=== Raw data ===

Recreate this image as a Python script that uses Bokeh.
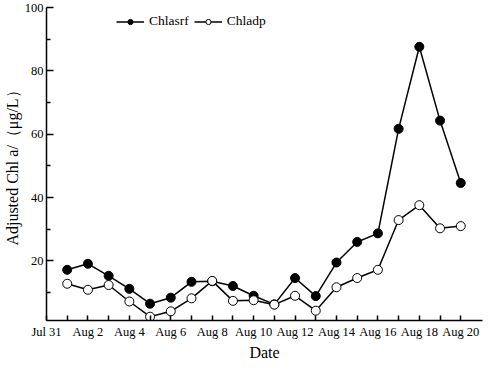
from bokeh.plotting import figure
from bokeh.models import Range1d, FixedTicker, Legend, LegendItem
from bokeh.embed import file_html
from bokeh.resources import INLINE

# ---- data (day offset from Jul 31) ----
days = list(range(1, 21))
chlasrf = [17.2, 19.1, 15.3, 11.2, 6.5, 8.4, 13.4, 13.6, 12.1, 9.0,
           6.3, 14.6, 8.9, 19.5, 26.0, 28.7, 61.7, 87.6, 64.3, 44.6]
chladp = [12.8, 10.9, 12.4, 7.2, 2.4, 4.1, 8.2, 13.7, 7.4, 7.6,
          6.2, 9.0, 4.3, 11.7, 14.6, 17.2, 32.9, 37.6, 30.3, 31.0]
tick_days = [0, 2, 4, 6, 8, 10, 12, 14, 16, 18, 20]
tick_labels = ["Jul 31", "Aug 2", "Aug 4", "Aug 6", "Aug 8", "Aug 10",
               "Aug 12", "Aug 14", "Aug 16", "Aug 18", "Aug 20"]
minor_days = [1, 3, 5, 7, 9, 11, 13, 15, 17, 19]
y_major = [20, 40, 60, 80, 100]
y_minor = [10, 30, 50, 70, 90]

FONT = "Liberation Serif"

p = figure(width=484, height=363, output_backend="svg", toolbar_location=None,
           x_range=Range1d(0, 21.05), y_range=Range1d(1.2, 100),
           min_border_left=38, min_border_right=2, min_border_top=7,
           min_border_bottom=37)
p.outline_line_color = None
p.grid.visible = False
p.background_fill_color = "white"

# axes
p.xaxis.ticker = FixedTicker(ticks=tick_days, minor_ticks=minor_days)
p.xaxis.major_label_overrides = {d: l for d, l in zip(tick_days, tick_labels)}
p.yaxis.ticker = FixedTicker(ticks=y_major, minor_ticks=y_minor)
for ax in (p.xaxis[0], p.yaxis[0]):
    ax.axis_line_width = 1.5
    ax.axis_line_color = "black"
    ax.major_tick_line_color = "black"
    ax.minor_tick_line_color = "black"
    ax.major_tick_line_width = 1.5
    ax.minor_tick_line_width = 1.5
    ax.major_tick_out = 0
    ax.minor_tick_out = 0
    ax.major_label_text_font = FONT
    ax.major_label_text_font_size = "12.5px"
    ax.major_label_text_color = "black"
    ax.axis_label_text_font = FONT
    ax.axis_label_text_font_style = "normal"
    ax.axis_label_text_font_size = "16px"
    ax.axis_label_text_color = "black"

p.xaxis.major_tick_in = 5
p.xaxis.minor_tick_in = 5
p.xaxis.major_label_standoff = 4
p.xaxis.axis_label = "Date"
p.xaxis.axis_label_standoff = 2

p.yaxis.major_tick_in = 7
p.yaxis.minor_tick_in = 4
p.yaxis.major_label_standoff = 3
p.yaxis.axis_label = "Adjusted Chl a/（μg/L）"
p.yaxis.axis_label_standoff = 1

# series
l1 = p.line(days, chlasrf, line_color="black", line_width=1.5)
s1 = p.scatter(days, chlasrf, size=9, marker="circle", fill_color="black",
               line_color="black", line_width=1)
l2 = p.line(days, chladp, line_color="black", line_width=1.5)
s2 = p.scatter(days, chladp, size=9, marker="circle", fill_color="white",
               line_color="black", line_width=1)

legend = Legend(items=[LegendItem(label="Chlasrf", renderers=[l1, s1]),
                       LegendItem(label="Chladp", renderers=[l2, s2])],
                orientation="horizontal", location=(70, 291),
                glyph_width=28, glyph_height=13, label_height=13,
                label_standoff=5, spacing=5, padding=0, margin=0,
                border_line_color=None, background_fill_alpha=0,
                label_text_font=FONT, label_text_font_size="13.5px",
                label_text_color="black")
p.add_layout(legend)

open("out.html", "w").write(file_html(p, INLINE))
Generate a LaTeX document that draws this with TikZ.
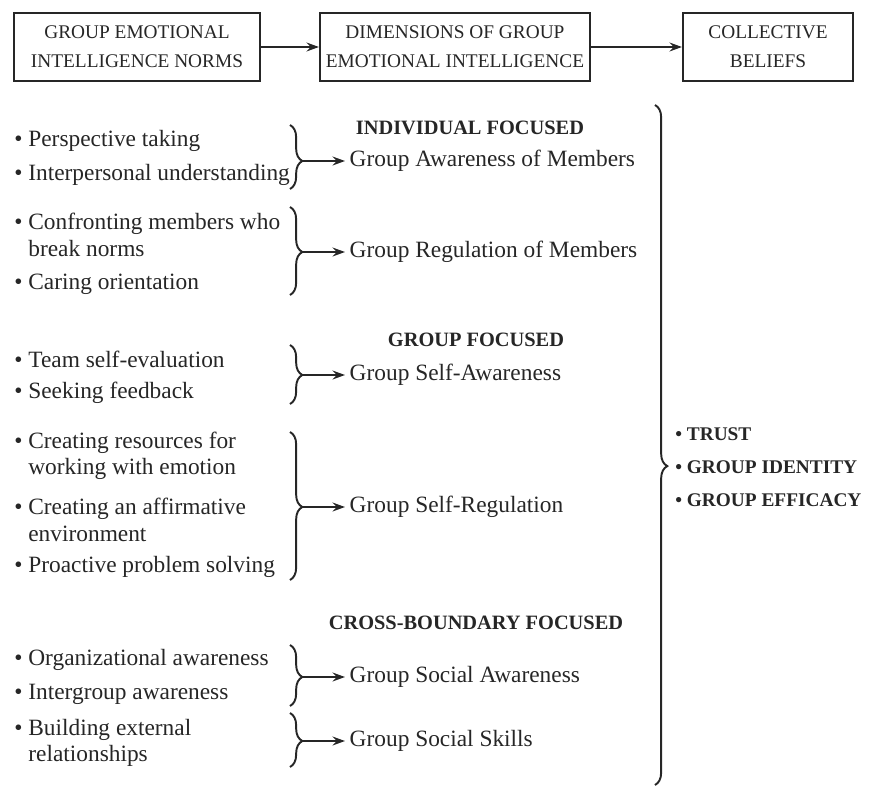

===

### What to do
Copy every record above exactly as written, but leave out the pictures.

### Problem solution
Recreate this image as a Python script that uses Bokeh.
from bokeh.plotting import figure
from bokeh.models import Range1d, FixedTicker, Legend, LegendItem
from bokeh.embed import file_html
from bokeh.resources import INLINE

# ---- data (day offset from Jul 31) ----
days = list(range(1, 21))
chlasrf = [17.2, 19.1, 15.3, 11.2, 6.5, 8.4, 13.4, 13.6, 12.1, 9.0,
           6.3, 14.6, 8.9, 19.5, 26.0, 28.7, 61.7, 87.6, 64.3, 44.6]
chladp = [12.8, 10.9, 12.4, 7.2, 2.4, 4.1, 8.2, 13.7, 7.4, 7.6,
          6.2, 9.0, 4.3, 11.7, 14.6, 17.2, 32.9, 37.6, 30.3, 31.0]
tick_days = [0, 2, 4, 6, 8, 10, 12, 14, 16, 18, 20]
tick_labels = ["Jul 31", "Aug 2", "Aug 4", "Aug 6", "Aug 8", "Aug 10",
               "Aug 12", "Aug 14", "Aug 16", "Aug 18", "Aug 20"]
minor_days = [1, 3, 5, 7, 9, 11, 13, 15, 17, 19]
y_major = [20, 40, 60, 80, 100]
y_minor = [10, 30, 50, 70, 90]

FONT = "Liberation Serif"

p = figure(width=484, height=363, output_backend="svg", toolbar_location=None,
           x_range=Range1d(0, 21.05), y_range=Range1d(1.2, 100),
           min_border_left=38, min_border_right=2, min_border_top=7,
           min_border_bottom=37)
p.outline_line_color = None
p.grid.visible = False
p.background_fill_color = "white"

# axes
p.xaxis.ticker = FixedTicker(ticks=tick_days, minor_ticks=minor_days)
p.xaxis.major_label_overrides = {d: l for d, l in zip(tick_days, tick_labels)}
p.yaxis.ticker = FixedTicker(ticks=y_major, minor_ticks=y_minor)
for ax in (p.xaxis[0], p.yaxis[0]):
    ax.axis_line_width = 1.5
    ax.axis_line_color = "black"
    ax.major_tick_line_color = "black"
    ax.minor_tick_line_color = "black"
    ax.major_tick_line_width = 1.5
    ax.minor_tick_line_width = 1.5
    ax.major_tick_out = 0
    ax.minor_tick_out = 0
    ax.major_label_text_font = FONT
    ax.major_label_text_font_size = "12.5px"
    ax.major_label_text_color = "black"
    ax.axis_label_text_font = FONT
    ax.axis_label_text_font_style = "normal"
    ax.axis_label_text_font_size = "16px"
    ax.axis_label_text_color = "black"

p.xaxis.major_tick_in = 5
p.xaxis.minor_tick_in = 5
p.xaxis.major_label_standoff = 4
p.xaxis.axis_label = "Date"
p.xaxis.axis_label_standoff = 2

p.yaxis.major_tick_in = 7
p.yaxis.minor_tick_in = 4
p.yaxis.major_label_standoff = 3
p.yaxis.axis_label = "Adjusted Chl a/（μg/L）"
p.yaxis.axis_label_standoff = 1

# series
l1 = p.line(days, chlasrf, line_color="black", line_width=1.5)
s1 = p.scatter(days, chlasrf, size=9, marker="circle", fill_color="black",
               line_color="black", line_width=1)
l2 = p.line(days, chladp, line_color="black", line_width=1.5)
s2 = p.scatter(days, chladp, size=9, marker="circle", fill_color="white",
               line_color="black", line_width=1)

legend = Legend(items=[LegendItem(label="Chlasrf", renderers=[l1, s1]),
                       LegendItem(label="Chladp", renderers=[l2, s2])],
                orientation="horizontal", location=(70, 291),
                glyph_width=28, glyph_height=13, label_height=13,
                label_standoff=5, spacing=5, padding=0, margin=0,
                border_line_color=None, background_fill_alpha=0,
                label_text_font=FONT, label_text_font_size="13.5px",
                label_text_color="black")
p.add_layout(legend)

open("out.html", "w").write(file_html(p, INLINE))
Generate a LaTeX document that draws this with TikZ.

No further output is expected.